Writing Multiple Files

The module I3MultiWriter will split the output into multiple data files. The filename argument is actually a printf() type string, not a plain filename. This string must contain a %u formatting character, which will be replaced with the index of the file in the series written. For instance:

tray.Add("I3MultiWriter",
         Filename="foo/myfile-%u.i3.gz",
         SizeLimit=10**6)  # Files of 1MB size: double-star is the exponent operator

will cause the I3MultiWriter to write files foo/myfile-0.i3.gz, foo/myfile-1.i3.gz, foo/myfile-2.i3.gz, etc.

Probably you will want to specify something like

foo/myfile-%04u.i3.gz

where 04 in %04u means that the index number of the file will be left-padded with zeros to a width of 4:

foo/myfile-0000.i3.gz
foo/myfile-0001.i3.gz
foo/myfile-0002.i3.gz

etc. This is so that the files stay in generated order when listed with ls or passed to the I3Reader via glob().

The other necessary parameter is SizeLimit which specifies, in bytes, a soft limit on the size of each file. This is not a hard limit: a file will be closed and the next one opened after a frame write causes the current file size to exceed this limit. The files written will typically exceed this size by the size of one half of one frame. One consequence of this behavior is that you can write one-frame-per-file by specifying a SizeLimit of one byte.

Splitting off the Geometry, Calibration, and DetectorStatus

This is useful in sim production. You use two writers, an I3Writer for geometry, calibration and detector status, and an I3MultiWriter for the physics:

tray.Add("I3Writer","gcdwriter",
         filename="split.gcd.i3",
         streams=["Geometry", "Calibration", "DetectorStatus"])

tray.Add("I3MultiWriter","physwriter",
         filename="split.physics.%04u.i3",
         streams=["Physics"],
         sizelimit=10**5)

The ‘streams’ parameter specifies to each writer which streams they should react to. The I3TrayInfo frames get written to all files. The names of the streams are case-sensitive.

Reading multiple files with glob

To read multiple files use the parameter ‘FilenameList’. To generate the list of files from a directory, you might find the python <code>glob()</code> function convenient:

from glob import glob

file_list = glob("/my/data/\*.i3.gz")
tray.Add("I3Reader", FilenameList=file_list)

as usual with vector<string> parameters, you can pass an array literal:

tray.Add("I3Reader", FilenameList=["file1.i3.gz", "file2.i3.gz", file3.i3.gz"])

The files will be read in order. When then end of one file is reached, the next will be opened.
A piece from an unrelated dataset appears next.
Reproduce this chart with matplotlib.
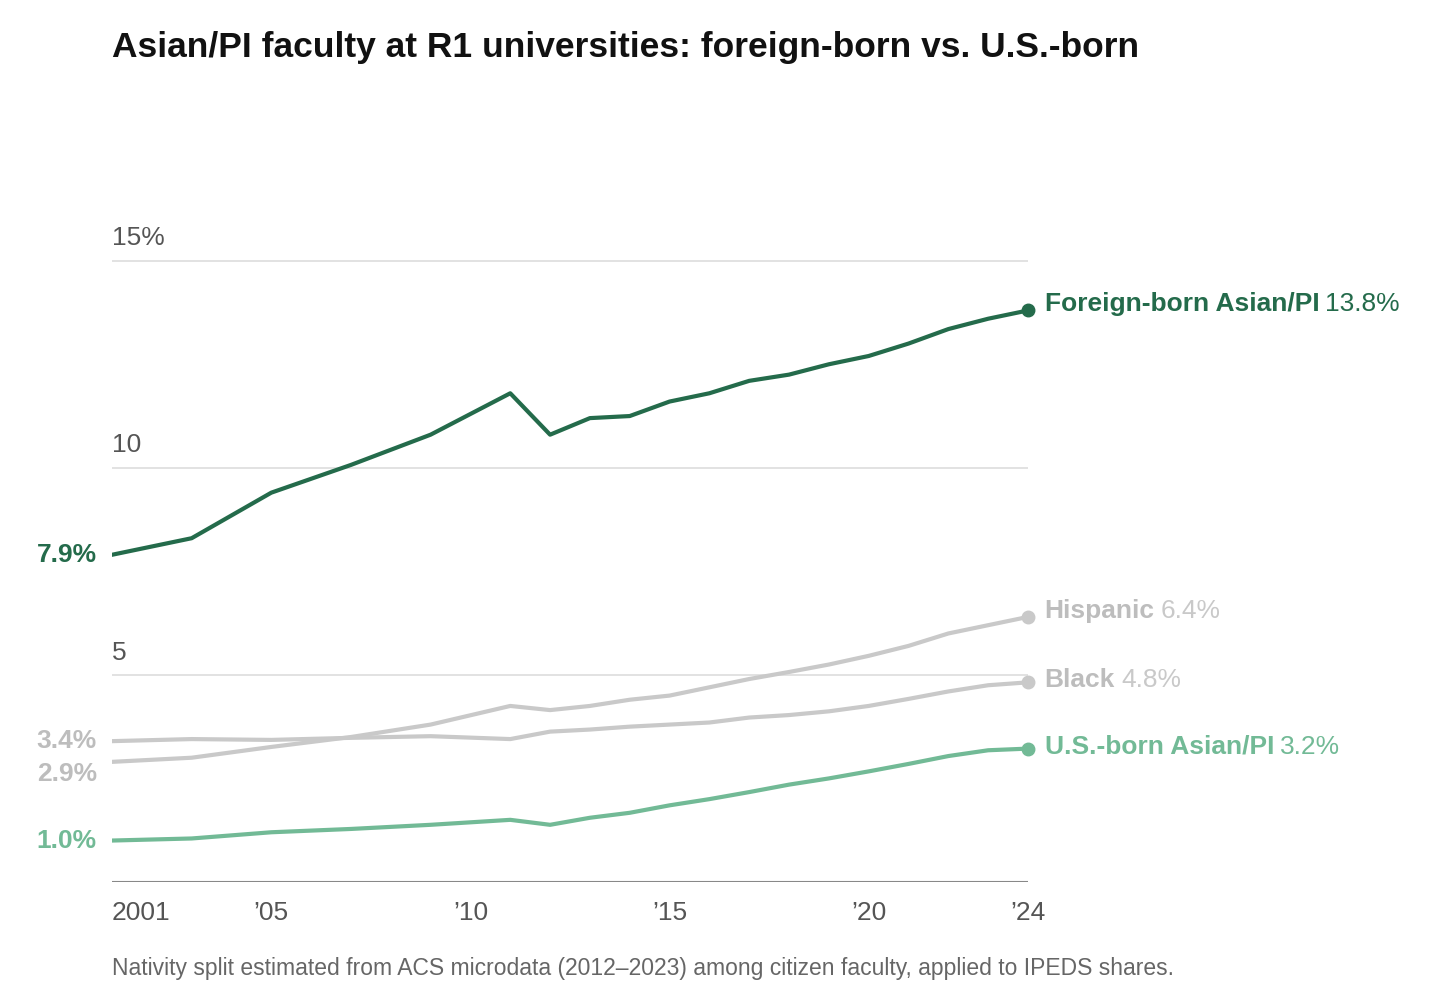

You may mix compressed (.i3.gz) and noncompressed (.i3) files in any order.

If you specify both a ‘Filename’ and a ‘FilenameList’ the reader service will log_fatal() complaining that the configuration is ambiguous and tell you to use one or the other.

Reading Geometry/Calibration/Status from a separate file

Simulation runs have the Geometry, Calibration, and Detector Status frames in a separate file from the physics. You want to read this GCD file first, and then the rest of them in order.

python’s glob() function can generate the list of physics files for you. Assuming the GCD is in GCD_0340.i3.gz and the associated physics frames are in files physics_0340.00001.i3.gz through, say, physics_0340.00999.i3.gz:

from glob import glob

physics = glob("physics_0340.*.i3.gz")    # glob() the list of files from the disk

physics.sort()                            # sort() them (they probably won't glob in alphabetical order)

tray.Add("I3Reader", FilenameList=["GCD_0340.i3.gz"]+physics)

Examples

There are some example python scripts using dataio in the resources/examples directory.